2. Getting Wealthy vs. Staying Wealthy

Getting Wealthy vs. Staying Wealthy

This chapter is a masterclass in risk management. Housel draws a stark line between the skills required to accumulate wealth and those required to preserve it. He argues that getting rich requires optimism and risk-taking, while staying rich requires the opposite: humility, paranoia (of a healthy kind), and an aversion to risk that can lead to total ruin. He famously uses the examples of Warren Buffett (patience) versus Jesse Livermore (ruinous bet) to drive this point home. Financial knowledge without the humility to prepare for the unexpected is, as he shows, a very dangerous combination.

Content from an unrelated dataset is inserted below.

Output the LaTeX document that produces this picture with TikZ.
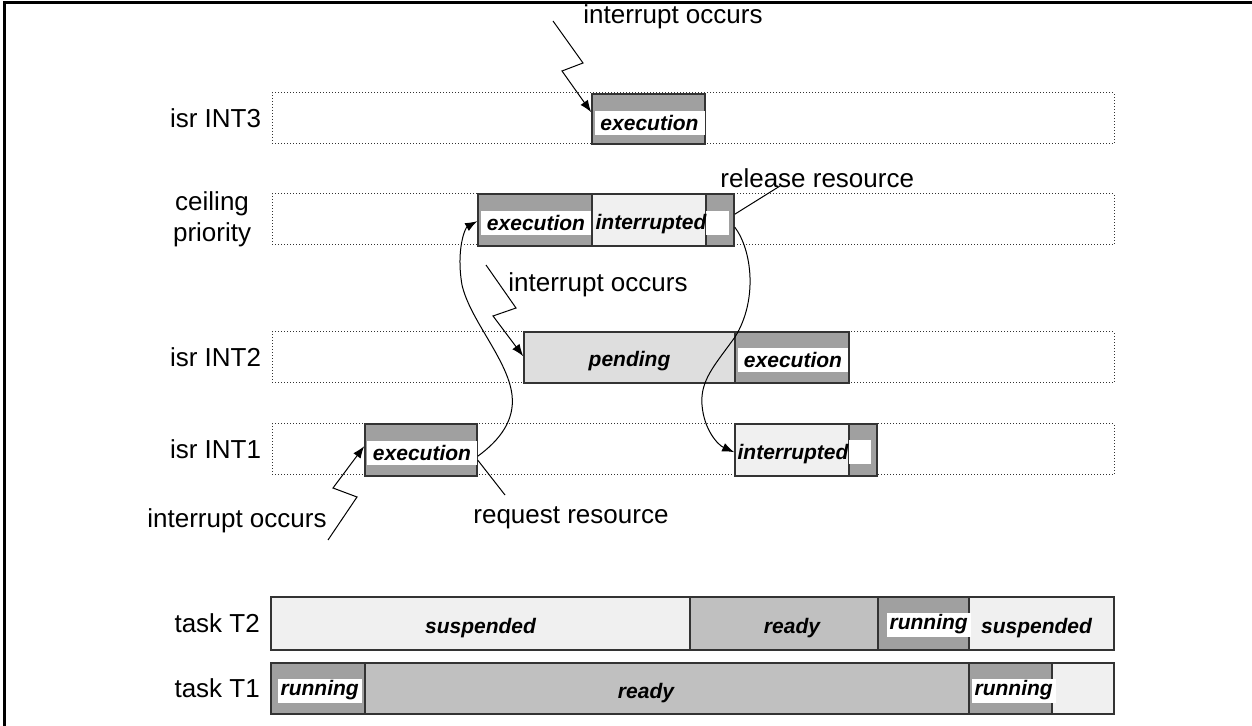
\documentclass[tikz,border=0pt]{standalone}
\usepackage{fontspec}
\setmainfont{Liberation Sans}
\usetikzlibrary{arrows.meta,calc,fit,positioning}
\definecolor{exec}{HTML}{A0A0A0}
\definecolor{wait}{HTML}{C0C0C0}
\definecolor{idle}{HTML}{F0F0F0}
\definecolor{pend}{HTML}{DEDEDE}
\definecolor{edge}{HTML}{333333}

\begin{document}
\begin{tikzpicture}[x=0.5pt,y=-0.5pt,>={Latex[length=6pt,width=4.5pt]},
  lane/.style={draw=edge,densely dotted,line width=0.5pt,inner sep=0pt},
  slot/.style={draw=edge,line width=0.8pt,inner sep=0pt},
  tag/.style={font=\fontsize{13}{15.5}\selectfont,inner sep=0pt},
  state/.style={font=\fontsize{10.5}{12}\selectfont\bfseries\itshape,inner sep=0pt},
  hl/.style={state,fill=white,inner xsep=1.5pt,minimum height=12pt},
  wire/.style={line width=0.5pt}]
\useasboundingbox (0,0) rectangle (1252,726);
\draw[line width=1.5pt] (4,726) -- (4,3) -- (1252,3);

% lanes
\foreach \n/\y in {l3/93,lc/194,l2/332,l1/424}
  \node[lane,fit={(272,\y) (1114,\y+51)}] (\n) {};
\node[tag,left=5pt of l3] (t3) {isr INT3};
\node[tag,left=10pt of lc,align=center] (tc) {ceiling\\priority};
\node[tag,left=5pt of l2] (t2) {isr INT2};
\node[tag,left=5pt of l1] (t1) {isr INT1};

% isr INT3
\node[slot,fill=exec,fit={(592,94) (705,144)}] (e3) {};
\node[hl,minimum width=55pt] at ($(e3.north)+(1,30)$) {execution};

% ceiling priority
\node[slot,fill=exec,fit={(478,194) (592,246)}] (ec) {};
\node[slot,fill=idle,fit={(592,194) (706,246)}] (ic) {};
\node[slot,fill=exec,fit={(706,194) (734,246)}] (sc) {};
\node[hl,minimum width=55pt] at ($(ec.north)+(1,30)$) {execution};
\fill[white] ($(sc.north west)+(1,18)$) rectangle ($(sc.north east)+(-6,42)$);
\node[state,anchor=west] at ($(ic.north west)+(4,31)$) {interrupted};

% isr INT2
\node[slot,fill=pend,fit={(524,332) (735,383)}] (p2) {};
\node[slot,fill=exec,fit={(735,332) (849,383)}] (e2) {};
\node[state] at ($(p2.center)+(0,4)$) {pending};
\node[hl,minimum width=55pt] at ($(e2.north)+(1,29)$) {execution};

% isr INT1
\node[slot,fill=exec,fit={(365,424) (477,476)}] (e1) {};
\node[slot,fill=idle,fit={(735,424) (849,476)}] (i1) {};
\node[slot,fill=exec,fit={(849,424) (877,476)}] (s1) {};
\node[hl,minimum width=55pt] at ($(e1.north)+(1,30)$) {execution};
\fill[white] ($(s1.north west)+(1,17)$) rectangle ($(s1.north east)+(-7,41)$);
\node[state,anchor=west] at ($(i1.north west)+(3,31)$) {interrupted};

% tasks
\node[slot,fill=idle,fit={(271,597) (690,650)}] (a1) {};
\node[slot,fill=wait,fit={(690,597) (878,650)}] (a2) {};
\node[slot,fill=exec,fit={(878,597) (969,650)}] (a3) {};
\node[slot,fill=idle,fit={(969,597) (1114,650)}] (a4) {};
\node[slot,fill=exec,fit={(271,663) (365,714)}] (b1) {};
\node[slot,fill=wait,fit={(365,663) (969,714)}] (b2) {};
\node[slot,fill=exec,fit={(969,663) (1052,714)}] (b3) {};
\node[slot,fill=idle,fit={(1052,663) (1114,714)}] (b4) {};
\node[tag,left=5pt of a1] (ta) {task T2};
\node[tag,left=5pt of b1] (tb) {task T1};
\node[state] at ($(a1.center)+(0,5)$) {suspended};
\node[state] at ($(a2.center)+(8,5)$) {ready};
\node[hl,anchor=west] at ($(a3.west)+(9,1)$) {running};
\node[state] at ($(a4.center)+(-5,5)$) {suspended};
\node[hl,anchor=west] at ($(b1.west)+(7,2)$) {running};
\node[state] at ($(b2.center)+(-21,5)$) {ready};
\node[hl,anchor=west] at ($(b3.west)+(3,2)$) {running};

% interrupts
\node[tag,anchor=west] (n3) at (583,17) {interrupt occurs};
\coordinate (z3a) at (553,21);
\coordinate (z3b) at (583,63);
\coordinate (z3c) at (562,71);
\draw[wire,->] (z3a) -- (z3b) -- (z3c) -- ($(e3.north west)+(0,19)$);

\node[tag,anchor=west] (n2) at (508,285) {interrupt occurs};
\coordinate (z2a) at (486,265);
\coordinate (z2b) at (516,308);
\coordinate (z2c) at (493,316);
\draw[wire,->] (z2a) -- (z2b) -- (z2c) -- ($(p2.north west)+(0,25)$);

\node[tag,anchor=east] (n1) at (327,521) {interrupt occurs};
\coordinate (z1a) at (328,540);
\coordinate (z1b) at (357,497);
\coordinate (z1c) at (333,488);
\draw[wire,->] (z1a) -- (z1b) -- (z1c) -- ($(e1.north west)+(0,23)$);

% resource
\node[tag,anchor=west] (rel) at (720,178) {release resource};
\coordinate (rl) at (780,186);
\draw[wire] ($(sc.north east)+(0,21)$) -- (rl);
\node[tag,anchor=west] (req) at (473,518) {request resource};
\coordinate (rq) at (505,495);
\draw[wire] ($(e1.north east)+(0,37)$) -- (rq);

% switches
\draw[wire,->] ($(e1.north east)+(0,33)$)
  .. controls (500,440) and (515,420) .. (512,395)
  .. controls (508,360) and (470,320) .. (462,285)
  .. controls (456,250) and (465,228) .. ($(ec.north west)+(0,28)$);
\draw[wire,->] ($(sc.north east)+(0,34)$)
  .. controls (752,250) and (758,300) .. (735,337)
  .. controls (715,365) and (700,380) .. (702,405)
  .. controls (704,430) and (718,445) .. ($(i1.north west)+(0,29)$);
\end{tikzpicture}
\end{document}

3. Room for Error: The Only Game in Town

Room for Error and Flexibility

Following closely on preservation, Housel makes a compelling case for building redundancy and flexibility into your financial life. This is not just about having an emergency fund. It is about understanding that you, the economy, and the future will surprise you, and you must design a plan that can withstand being wrong. If your financial model assumes perfect historical execution, you have designed a house of cards. True wealth, as Housel defines it, is often the absence of the constant need to make correct financial decisions. This flexibility is what allows you to survive when luck turns.

4. Luck and Risk

Housel dedicates significant thought to the role that luck and risk play in financial outcomes, often far more than talent or planning. This isn't just about lottery tickets. It's about being born at a certain time, starting your career in a specific economic cycle, or happening to meet the right person. He uses this concept to build empathy for others and, crucially, for ourselves. If we can accept that not all outcomes are in our control, we are less likely to over-calibrate to single events (good or bad) and more likely to focus on process.

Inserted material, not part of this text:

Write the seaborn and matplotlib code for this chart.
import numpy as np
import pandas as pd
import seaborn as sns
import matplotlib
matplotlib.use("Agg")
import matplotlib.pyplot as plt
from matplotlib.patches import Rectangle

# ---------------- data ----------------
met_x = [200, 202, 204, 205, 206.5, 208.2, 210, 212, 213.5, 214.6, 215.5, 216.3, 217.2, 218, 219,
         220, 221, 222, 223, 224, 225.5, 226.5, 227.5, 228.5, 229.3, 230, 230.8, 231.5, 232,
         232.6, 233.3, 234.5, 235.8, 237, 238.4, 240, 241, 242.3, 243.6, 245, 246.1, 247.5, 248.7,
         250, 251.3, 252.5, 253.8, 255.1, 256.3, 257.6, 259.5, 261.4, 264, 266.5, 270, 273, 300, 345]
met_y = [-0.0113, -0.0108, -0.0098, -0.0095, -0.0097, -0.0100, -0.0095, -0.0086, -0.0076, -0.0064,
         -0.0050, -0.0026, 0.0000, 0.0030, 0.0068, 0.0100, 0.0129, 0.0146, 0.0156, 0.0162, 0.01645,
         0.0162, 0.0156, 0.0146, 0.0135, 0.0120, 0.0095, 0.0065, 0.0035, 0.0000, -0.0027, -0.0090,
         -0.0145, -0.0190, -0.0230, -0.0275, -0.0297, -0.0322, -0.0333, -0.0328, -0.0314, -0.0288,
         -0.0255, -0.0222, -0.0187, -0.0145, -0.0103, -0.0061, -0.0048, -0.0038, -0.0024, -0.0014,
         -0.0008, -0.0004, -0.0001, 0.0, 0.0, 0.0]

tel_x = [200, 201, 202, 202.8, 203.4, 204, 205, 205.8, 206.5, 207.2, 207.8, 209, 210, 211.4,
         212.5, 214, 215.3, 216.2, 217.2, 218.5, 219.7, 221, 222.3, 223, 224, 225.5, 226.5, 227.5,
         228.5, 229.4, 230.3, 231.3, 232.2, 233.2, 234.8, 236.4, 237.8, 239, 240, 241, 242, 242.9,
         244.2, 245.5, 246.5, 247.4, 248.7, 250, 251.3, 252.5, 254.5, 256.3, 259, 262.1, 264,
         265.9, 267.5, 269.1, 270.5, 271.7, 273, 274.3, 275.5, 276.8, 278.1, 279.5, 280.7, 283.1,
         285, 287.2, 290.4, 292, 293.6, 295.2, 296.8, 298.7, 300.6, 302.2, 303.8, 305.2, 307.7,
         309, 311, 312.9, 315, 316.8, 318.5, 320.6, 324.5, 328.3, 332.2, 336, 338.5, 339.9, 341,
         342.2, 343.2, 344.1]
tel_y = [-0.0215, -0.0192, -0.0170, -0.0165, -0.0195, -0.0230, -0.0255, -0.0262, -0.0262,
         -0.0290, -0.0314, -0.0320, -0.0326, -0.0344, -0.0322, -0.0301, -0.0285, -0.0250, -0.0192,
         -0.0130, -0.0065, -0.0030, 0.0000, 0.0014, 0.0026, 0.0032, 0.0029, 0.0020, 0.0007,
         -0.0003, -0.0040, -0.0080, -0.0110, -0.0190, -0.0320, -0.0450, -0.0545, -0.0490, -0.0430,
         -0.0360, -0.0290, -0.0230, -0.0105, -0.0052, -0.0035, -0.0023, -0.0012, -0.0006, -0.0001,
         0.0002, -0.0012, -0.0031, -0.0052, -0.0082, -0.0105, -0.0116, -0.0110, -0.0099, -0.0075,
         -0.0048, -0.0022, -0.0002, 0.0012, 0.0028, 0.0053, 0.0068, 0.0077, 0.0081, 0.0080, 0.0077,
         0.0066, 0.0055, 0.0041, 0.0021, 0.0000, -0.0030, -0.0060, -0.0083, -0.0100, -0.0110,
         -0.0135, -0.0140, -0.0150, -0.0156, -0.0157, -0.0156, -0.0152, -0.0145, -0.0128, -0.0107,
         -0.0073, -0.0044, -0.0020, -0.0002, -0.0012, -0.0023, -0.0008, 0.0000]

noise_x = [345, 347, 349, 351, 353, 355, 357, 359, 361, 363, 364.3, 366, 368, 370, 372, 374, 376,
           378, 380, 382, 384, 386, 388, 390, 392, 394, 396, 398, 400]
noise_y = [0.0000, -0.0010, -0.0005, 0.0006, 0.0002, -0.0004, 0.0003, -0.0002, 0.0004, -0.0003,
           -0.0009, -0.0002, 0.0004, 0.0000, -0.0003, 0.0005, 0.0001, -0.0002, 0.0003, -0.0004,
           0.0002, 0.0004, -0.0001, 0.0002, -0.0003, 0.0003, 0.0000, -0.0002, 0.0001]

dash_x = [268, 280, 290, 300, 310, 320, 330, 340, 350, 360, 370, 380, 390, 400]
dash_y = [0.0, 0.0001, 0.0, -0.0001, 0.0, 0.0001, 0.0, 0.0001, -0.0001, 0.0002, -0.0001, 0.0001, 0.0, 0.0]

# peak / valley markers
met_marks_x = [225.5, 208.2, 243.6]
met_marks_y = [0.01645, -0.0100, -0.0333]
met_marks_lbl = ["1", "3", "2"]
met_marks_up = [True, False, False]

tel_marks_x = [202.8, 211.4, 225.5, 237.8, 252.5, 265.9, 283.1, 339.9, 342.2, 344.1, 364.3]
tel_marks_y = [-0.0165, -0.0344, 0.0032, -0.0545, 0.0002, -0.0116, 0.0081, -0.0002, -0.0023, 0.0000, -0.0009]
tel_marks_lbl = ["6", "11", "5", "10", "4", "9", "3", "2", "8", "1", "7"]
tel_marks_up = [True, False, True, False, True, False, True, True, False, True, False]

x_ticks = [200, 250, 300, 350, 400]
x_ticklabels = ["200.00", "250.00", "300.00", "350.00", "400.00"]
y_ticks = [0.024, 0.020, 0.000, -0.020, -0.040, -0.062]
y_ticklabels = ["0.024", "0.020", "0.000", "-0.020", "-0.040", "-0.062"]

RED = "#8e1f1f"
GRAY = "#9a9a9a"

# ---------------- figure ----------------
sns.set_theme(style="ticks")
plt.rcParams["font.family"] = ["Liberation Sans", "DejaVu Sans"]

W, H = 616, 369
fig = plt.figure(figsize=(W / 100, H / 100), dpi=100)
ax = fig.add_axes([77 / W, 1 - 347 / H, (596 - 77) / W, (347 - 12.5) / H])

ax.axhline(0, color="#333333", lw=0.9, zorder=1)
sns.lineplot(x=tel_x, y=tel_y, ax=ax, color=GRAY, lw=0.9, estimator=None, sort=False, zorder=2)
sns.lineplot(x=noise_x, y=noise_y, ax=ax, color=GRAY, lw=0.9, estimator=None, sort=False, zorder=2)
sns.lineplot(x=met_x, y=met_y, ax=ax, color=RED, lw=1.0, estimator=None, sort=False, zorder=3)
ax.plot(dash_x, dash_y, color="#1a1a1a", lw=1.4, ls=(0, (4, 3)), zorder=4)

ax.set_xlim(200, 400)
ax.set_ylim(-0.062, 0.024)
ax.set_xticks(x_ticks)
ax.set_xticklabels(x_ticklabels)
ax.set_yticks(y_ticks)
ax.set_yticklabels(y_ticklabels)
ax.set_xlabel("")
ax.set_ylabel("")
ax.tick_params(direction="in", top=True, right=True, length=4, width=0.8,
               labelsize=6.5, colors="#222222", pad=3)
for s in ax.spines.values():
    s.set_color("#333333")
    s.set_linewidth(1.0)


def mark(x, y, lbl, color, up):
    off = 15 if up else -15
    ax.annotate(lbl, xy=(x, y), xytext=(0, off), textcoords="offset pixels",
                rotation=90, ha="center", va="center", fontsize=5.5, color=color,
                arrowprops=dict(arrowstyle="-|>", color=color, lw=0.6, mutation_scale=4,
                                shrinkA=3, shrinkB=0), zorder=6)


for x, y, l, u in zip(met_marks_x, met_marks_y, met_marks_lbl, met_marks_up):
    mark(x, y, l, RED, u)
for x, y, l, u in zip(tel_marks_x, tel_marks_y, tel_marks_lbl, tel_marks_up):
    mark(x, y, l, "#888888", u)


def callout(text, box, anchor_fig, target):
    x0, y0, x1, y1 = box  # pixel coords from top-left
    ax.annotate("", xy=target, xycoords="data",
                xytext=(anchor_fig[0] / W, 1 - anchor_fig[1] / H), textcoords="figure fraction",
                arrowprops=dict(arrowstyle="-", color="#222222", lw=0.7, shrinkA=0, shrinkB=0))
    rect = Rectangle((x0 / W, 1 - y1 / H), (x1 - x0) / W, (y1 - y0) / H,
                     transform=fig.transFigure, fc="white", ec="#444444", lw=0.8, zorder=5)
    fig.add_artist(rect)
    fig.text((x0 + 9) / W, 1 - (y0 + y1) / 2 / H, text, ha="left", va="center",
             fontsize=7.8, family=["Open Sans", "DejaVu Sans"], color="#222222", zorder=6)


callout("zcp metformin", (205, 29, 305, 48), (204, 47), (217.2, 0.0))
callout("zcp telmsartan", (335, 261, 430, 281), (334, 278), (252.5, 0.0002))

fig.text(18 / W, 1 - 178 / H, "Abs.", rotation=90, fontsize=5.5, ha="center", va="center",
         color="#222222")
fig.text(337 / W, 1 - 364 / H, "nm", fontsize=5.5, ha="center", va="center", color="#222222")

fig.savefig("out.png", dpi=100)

Housel’s Style: Conciseness is Clarity

What makes "The Psychology of Money" truly exceptional is Housel's writing. It is concise, clear, and utterly devoid of financial jargon. He writes as a practitioner who has seen all sides of the industry, and he distills complex behavioral economics into simple, memorable insights. Every chapter is a story, a study, or a direct-to-the-point lesson that can be processed in minutes. In an industry known for over-complication, his simplicity is profound. He shows that the most impactful financial lessons are often the simplest to state, but the hardest to consistently follow.

Who Must Read This Book?

While "The Psychology of Money" is essential for anyone who uses money, certain audiences will find it transformative:

  1. Novice Investors: Before learning about price-to-earnings ratios, learn about your own internal biases. This book is a far better starting point for investing than any technical manual.

  2. Seasoned Investors (Feeling Stuck or Stressed): Housel's perspective on contentment and risk is the perfect recalibration for anyone managing a large portfolio and constant anxiety.

  3. Everyone in a Money-Decision-Making Role: This includes business owners, partners in relationships, and parents. Understanding the drivers of others’ financial behaviors is a life skill.

Summary: It’s All About Behavior

In summary, "The Psychology of Money" is not a guide to financial calculations; it is a guide to self-mastery. Morgan Housel successfully flips the financial advice paradigm, showing that true wealth is built, kept, and enjoyed only when we control our behavior and manage our expectations. It's a quick read but a slow burn, one that will reshape how you view your bank account, your future, and your concept of a good life. It is not an exaggeration to call this one of the most important finance books of the century.

Read it, then let your spreadsheets gather dust for a day. The real work is internal.